>> Start Source excerpt
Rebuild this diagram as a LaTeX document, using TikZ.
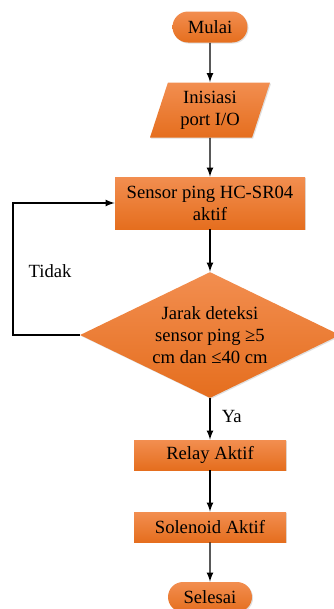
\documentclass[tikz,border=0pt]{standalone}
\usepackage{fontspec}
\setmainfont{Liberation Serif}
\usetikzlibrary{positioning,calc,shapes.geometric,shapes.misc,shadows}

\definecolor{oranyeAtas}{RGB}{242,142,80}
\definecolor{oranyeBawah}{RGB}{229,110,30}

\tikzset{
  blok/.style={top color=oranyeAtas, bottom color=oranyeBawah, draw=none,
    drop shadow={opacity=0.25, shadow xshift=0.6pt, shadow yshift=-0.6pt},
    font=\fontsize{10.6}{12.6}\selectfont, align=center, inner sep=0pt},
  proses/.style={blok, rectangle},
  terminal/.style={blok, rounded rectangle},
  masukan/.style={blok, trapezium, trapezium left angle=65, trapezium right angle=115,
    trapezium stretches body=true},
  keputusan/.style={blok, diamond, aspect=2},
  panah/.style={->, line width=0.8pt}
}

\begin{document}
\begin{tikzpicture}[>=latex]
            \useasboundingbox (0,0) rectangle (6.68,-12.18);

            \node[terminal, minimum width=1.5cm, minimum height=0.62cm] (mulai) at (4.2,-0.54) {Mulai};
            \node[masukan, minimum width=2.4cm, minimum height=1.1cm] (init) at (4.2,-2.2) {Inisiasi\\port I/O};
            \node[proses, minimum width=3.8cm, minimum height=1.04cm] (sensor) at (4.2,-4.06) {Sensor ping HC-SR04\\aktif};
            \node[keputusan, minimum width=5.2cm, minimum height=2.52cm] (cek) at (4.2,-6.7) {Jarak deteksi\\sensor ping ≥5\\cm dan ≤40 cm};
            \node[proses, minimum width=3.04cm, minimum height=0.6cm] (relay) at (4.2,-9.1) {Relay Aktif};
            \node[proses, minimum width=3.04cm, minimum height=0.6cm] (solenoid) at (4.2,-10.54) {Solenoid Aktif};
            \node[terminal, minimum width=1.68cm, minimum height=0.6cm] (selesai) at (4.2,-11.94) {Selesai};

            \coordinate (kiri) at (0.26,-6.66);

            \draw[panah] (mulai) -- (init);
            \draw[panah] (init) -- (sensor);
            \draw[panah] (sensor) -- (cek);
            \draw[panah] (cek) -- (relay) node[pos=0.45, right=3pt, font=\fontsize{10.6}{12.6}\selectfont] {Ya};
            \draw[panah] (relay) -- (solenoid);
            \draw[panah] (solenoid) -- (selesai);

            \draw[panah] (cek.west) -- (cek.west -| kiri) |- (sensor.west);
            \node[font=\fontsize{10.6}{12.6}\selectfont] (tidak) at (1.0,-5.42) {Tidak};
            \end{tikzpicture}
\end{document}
>> End Source excerpt
* [Stated task]:
Give an exact reproduction of every line, leaving out any picture.

* [Full solution]:
Rebuild this diagram as a LaTeX document, using TikZ.
\documentclass[tikz,border=0pt]{standalone}
\usepackage{fontspec}
\setmainfont{Liberation Serif}
\usetikzlibrary{positioning,calc,shapes.geometric,shapes.misc,shadows}

\definecolor{oranyeAtas}{RGB}{242,142,80}
\definecolor{oranyeBawah}{RGB}{229,110,30}

\tikzset{
  blok/.style={top color=oranyeAtas, bottom color=oranyeBawah, draw=none,
    drop shadow={opacity=0.25, shadow xshift=0.6pt, shadow yshift=-0.6pt},
    font=\fontsize{10.6}{12.6}\selectfont, align=center, inner sep=0pt},
  proses/.style={blok, rectangle},
  terminal/.style={blok, rounded rectangle},
  masukan/.style={blok, trapezium, trapezium left angle=65, trapezium right angle=115,
    trapezium stretches body=true},
  keputusan/.style={blok, diamond, aspect=2},
  panah/.style={->, line width=0.8pt}
}

\begin{document}
\begin{tikzpicture}[>=latex]
            \useasboundingbox (0,0) rectangle (6.68,-12.18);

            \node[terminal, minimum width=1.5cm, minimum height=0.62cm] (mulai) at (4.2,-0.54) {Mulai};
            \node[masukan, minimum width=2.4cm, minimum height=1.1cm] (init) at (4.2,-2.2) {Inisiasi\\port I/O};
            \node[proses, minimum width=3.8cm, minimum height=1.04cm] (sensor) at (4.2,-4.06) {Sensor ping HC-SR04\\aktif};
            \node[keputusan, minimum width=5.2cm, minimum height=2.52cm] (cek) at (4.2,-6.7) {Jarak deteksi\\sensor ping ≥5\\cm dan ≤40 cm};
            \node[proses, minimum width=3.04cm, minimum height=0.6cm] (relay) at (4.2,-9.1) {Relay Aktif};
            \node[proses, minimum width=3.04cm, minimum height=0.6cm] (solenoid) at (4.2,-10.54) {Solenoid Aktif};
            \node[terminal, minimum width=1.68cm, minimum height=0.6cm] (selesai) at (4.2,-11.94) {Selesai};

            \coordinate (kiri) at (0.26,-6.66);

            \draw[panah] (mulai) -- (init);
            \draw[panah] (init) -- (sensor);
            \draw[panah] (sensor) -- (cek);
            \draw[panah] (cek) -- (relay) node[pos=0.45, right=3pt, font=\fontsize{10.6}{12.6}\selectfont] {Ya};
            \draw[panah] (relay) -- (solenoid);
            \draw[panah] (solenoid) -- (selesai);

            \draw[panah] (cek.west) -- (cek.west -| kiri) |- (sensor.west);
            \node[font=\fontsize{10.6}{12.6}\selectfont] (tidak) at (1.0,-5.42) {Tidak};
            \end{tikzpicture}
\end{document}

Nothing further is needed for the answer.